INSTRUCTION »
Below are entries to be transcribed exactly; exclude the pictures from the copy.

--- Start DATA SHOWN ---

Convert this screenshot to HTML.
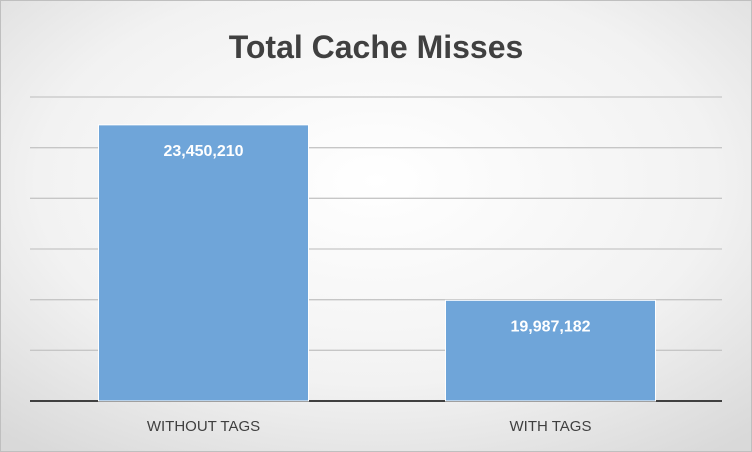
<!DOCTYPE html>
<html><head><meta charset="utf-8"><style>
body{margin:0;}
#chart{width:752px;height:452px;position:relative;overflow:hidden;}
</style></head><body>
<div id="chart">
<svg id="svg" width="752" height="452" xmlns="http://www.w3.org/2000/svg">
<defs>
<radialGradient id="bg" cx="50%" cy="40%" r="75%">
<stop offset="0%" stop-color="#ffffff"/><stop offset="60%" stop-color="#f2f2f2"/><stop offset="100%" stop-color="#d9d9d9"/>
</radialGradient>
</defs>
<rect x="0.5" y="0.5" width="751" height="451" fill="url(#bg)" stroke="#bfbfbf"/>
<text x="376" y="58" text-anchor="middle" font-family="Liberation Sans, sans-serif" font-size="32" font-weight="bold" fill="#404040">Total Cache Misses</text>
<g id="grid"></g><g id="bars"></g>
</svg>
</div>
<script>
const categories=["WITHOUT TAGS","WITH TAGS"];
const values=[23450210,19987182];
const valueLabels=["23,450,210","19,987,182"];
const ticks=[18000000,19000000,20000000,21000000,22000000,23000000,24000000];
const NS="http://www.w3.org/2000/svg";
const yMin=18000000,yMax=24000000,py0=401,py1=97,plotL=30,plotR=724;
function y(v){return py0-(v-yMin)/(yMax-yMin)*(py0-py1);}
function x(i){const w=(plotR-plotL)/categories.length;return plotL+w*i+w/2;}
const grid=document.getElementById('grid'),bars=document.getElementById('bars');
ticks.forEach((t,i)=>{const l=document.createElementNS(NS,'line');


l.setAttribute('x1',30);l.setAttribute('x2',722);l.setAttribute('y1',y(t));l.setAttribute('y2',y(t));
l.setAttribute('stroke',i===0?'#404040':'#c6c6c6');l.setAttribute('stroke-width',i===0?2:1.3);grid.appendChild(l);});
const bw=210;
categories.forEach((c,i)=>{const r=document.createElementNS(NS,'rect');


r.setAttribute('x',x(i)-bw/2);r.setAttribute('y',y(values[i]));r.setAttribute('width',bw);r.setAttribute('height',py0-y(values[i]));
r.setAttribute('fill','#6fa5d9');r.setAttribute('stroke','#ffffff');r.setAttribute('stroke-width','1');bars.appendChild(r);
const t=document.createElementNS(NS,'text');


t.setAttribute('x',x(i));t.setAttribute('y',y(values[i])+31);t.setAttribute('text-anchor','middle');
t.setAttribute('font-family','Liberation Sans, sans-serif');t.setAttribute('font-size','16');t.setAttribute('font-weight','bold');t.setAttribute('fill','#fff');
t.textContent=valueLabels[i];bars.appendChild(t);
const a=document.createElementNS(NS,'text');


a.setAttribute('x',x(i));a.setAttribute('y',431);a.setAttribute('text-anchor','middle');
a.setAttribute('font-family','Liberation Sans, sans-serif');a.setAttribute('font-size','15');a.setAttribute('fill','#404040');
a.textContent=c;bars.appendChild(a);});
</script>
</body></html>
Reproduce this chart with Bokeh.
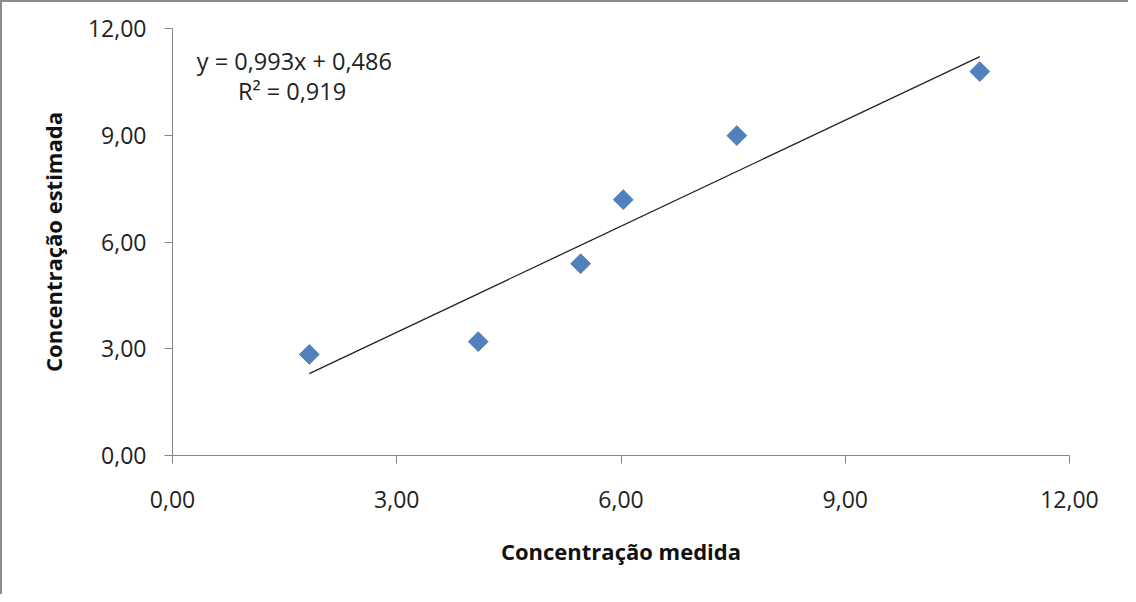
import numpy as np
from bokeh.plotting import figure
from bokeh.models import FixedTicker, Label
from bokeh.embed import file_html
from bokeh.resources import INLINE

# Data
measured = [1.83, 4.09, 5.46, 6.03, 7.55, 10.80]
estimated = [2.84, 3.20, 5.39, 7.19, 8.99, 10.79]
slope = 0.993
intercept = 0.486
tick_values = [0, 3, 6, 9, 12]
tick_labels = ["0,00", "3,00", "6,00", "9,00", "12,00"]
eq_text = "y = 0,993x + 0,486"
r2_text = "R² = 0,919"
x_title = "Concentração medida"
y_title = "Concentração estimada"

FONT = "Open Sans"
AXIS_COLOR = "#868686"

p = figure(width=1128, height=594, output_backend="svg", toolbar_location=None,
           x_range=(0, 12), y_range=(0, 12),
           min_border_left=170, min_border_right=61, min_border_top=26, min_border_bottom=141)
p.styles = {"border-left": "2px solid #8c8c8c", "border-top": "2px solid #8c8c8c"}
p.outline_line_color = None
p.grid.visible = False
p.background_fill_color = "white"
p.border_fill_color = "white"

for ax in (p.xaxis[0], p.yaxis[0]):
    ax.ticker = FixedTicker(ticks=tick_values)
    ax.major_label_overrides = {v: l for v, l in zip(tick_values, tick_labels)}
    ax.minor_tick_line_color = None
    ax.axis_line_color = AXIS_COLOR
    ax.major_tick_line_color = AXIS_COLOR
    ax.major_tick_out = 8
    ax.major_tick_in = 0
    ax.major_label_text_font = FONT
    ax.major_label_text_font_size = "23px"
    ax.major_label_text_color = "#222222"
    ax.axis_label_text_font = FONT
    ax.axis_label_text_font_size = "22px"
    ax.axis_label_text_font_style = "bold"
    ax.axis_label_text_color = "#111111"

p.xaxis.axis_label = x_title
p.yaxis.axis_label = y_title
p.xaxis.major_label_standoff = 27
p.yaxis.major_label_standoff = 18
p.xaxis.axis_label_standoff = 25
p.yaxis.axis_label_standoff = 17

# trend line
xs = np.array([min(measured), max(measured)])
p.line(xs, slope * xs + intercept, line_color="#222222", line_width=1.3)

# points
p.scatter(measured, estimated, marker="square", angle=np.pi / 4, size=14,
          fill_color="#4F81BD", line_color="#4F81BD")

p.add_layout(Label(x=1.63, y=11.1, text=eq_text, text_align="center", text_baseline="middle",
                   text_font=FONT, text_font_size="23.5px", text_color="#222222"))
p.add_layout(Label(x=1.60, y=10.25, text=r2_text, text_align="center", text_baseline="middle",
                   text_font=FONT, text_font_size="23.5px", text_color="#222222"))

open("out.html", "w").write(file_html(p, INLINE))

--- End DATA SHOWN ---

FINAL RESULT »
Convert this screenshot to HTML.
<!DOCTYPE html>
<html><head><meta charset="utf-8"><style>
body{margin:0;}
#chart{width:752px;height:452px;position:relative;overflow:hidden;}
</style></head><body>
<div id="chart">
<svg id="svg" width="752" height="452" xmlns="http://www.w3.org/2000/svg">
<defs>
<radialGradient id="bg" cx="50%" cy="40%" r="75%">
<stop offset="0%" stop-color="#ffffff"/><stop offset="60%" stop-color="#f2f2f2"/><stop offset="100%" stop-color="#d9d9d9"/>
</radialGradient>
</defs>
<rect x="0.5" y="0.5" width="751" height="451" fill="url(#bg)" stroke="#bfbfbf"/>
<text x="376" y="58" text-anchor="middle" font-family="Liberation Sans, sans-serif" font-size="32" font-weight="bold" fill="#404040">Total Cache Misses</text>
<g id="grid"></g><g id="bars"></g>
</svg>
</div>
<script>
const categories=["WITHOUT TAGS","WITH TAGS"];
const values=[23450210,19987182];
const valueLabels=["23,450,210","19,987,182"];
const ticks=[18000000,19000000,20000000,21000000,22000000,23000000,24000000];
const NS="http://www.w3.org/2000/svg";
const yMin=18000000,yMax=24000000,py0=401,py1=97,plotL=30,plotR=724;
function y(v){return py0-(v-yMin)/(yMax-yMin)*(py0-py1);}
function x(i){const w=(plotR-plotL)/categories.length;return plotL+w*i+w/2;}
const grid=document.getElementById('grid'),bars=document.getElementById('bars');
ticks.forEach((t,i)=>{const l=document.createElementNS(NS,'line');


l.setAttribute('x1',30);l.setAttribute('x2',722);l.setAttribute('y1',y(t));l.setAttribute('y2',y(t));
l.setAttribute('stroke',i===0?'#404040':'#c6c6c6');l.setAttribute('stroke-width',i===0?2:1.3);grid.appendChild(l);});
const bw=210;
categories.forEach((c,i)=>{const r=document.createElementNS(NS,'rect');


r.setAttribute('x',x(i)-bw/2);r.setAttribute('y',y(values[i]));r.setAttribute('width',bw);r.setAttribute('height',py0-y(values[i]));
r.setAttribute('fill','#6fa5d9');r.setAttribute('stroke','#ffffff');r.setAttribute('stroke-width','1');bars.appendChild(r);
const t=document.createElementNS(NS,'text');


t.setAttribute('x',x(i));t.setAttribute('y',y(values[i])+31);t.setAttribute('text-anchor','middle');
t.setAttribute('font-family','Liberation Sans, sans-serif');t.setAttribute('font-size','16');t.setAttribute('font-weight','bold');t.setAttribute('fill','#fff');
t.textContent=valueLabels[i];bars.appendChild(t);
const a=document.createElementNS(NS,'text');


a.setAttribute('x',x(i));a.setAttribute('y',431);a.setAttribute('text-anchor','middle');
a.setAttribute('font-family','Liberation Sans, sans-serif');a.setAttribute('font-size','15');a.setAttribute('fill','#404040');
a.textContent=c;bars.appendChild(a);});
</script>
</body></html>
Reproduce this chart with Bokeh.
import numpy as np
from bokeh.plotting import figure
from bokeh.models import FixedTicker, Label
from bokeh.embed import file_html
from bokeh.resources import INLINE

# Data
measured = [1.83, 4.09, 5.46, 6.03, 7.55, 10.80]
estimated = [2.84, 3.20, 5.39, 7.19, 8.99, 10.79]
slope = 0.993
intercept = 0.486
tick_values = [0, 3, 6, 9, 12]
tick_labels = ["0,00", "3,00", "6,00", "9,00", "12,00"]
eq_text = "y = 0,993x + 0,486"
r2_text = "R² = 0,919"
x_title = "Concentração medida"
y_title = "Concentração estimada"

FONT = "Open Sans"
AXIS_COLOR = "#868686"

p = figure(width=1128, height=594, output_backend="svg", toolbar_location=None,
           x_range=(0, 12), y_range=(0, 12),
           min_border_left=170, min_border_right=61, min_border_top=26, min_border_bottom=141)
p.styles = {"border-left": "2px solid #8c8c8c", "border-top": "2px solid #8c8c8c"}
p.outline_line_color = None
p.grid.visible = False
p.background_fill_color = "white"
p.border_fill_color = "white"

for ax in (p.xaxis[0], p.yaxis[0]):
    ax.ticker = FixedTicker(ticks=tick_values)
    ax.major_label_overrides = {v: l for v, l in zip(tick_values, tick_labels)}
    ax.minor_tick_line_color = None
    ax.axis_line_color = AXIS_COLOR
    ax.major_tick_line_color = AXIS_COLOR
    ax.major_tick_out = 8
    ax.major_tick_in = 0
    ax.major_label_text_font = FONT
    ax.major_label_text_font_size = "23px"
    ax.major_label_text_color = "#222222"
    ax.axis_label_text_font = FONT
    ax.axis_label_text_font_size = "22px"
    ax.axis_label_text_font_style = "bold"
    ax.axis_label_text_color = "#111111"

p.xaxis.axis_label = x_title
p.yaxis.axis_label = y_title
p.xaxis.major_label_standoff = 27
p.yaxis.major_label_standoff = 18
p.xaxis.axis_label_standoff = 25
p.yaxis.axis_label_standoff = 17

# trend line
xs = np.array([min(measured), max(measured)])
p.line(xs, slope * xs + intercept, line_color="#222222", line_width=1.3)

# points
p.scatter(measured, estimated, marker="square", angle=np.pi / 4, size=14,
          fill_color="#4F81BD", line_color="#4F81BD")

p.add_layout(Label(x=1.63, y=11.1, text=eq_text, text_align="center", text_baseline="middle",
                   text_font=FONT, text_font_size="23.5px", text_color="#222222"))
p.add_layout(Label(x=1.60, y=10.25, text=r2_text, text_align="center", text_baseline="middle",
                   text_font=FONT, text_font_size="23.5px", text_color="#222222"))

open("out.html", "w").write(file_html(p, INLINE))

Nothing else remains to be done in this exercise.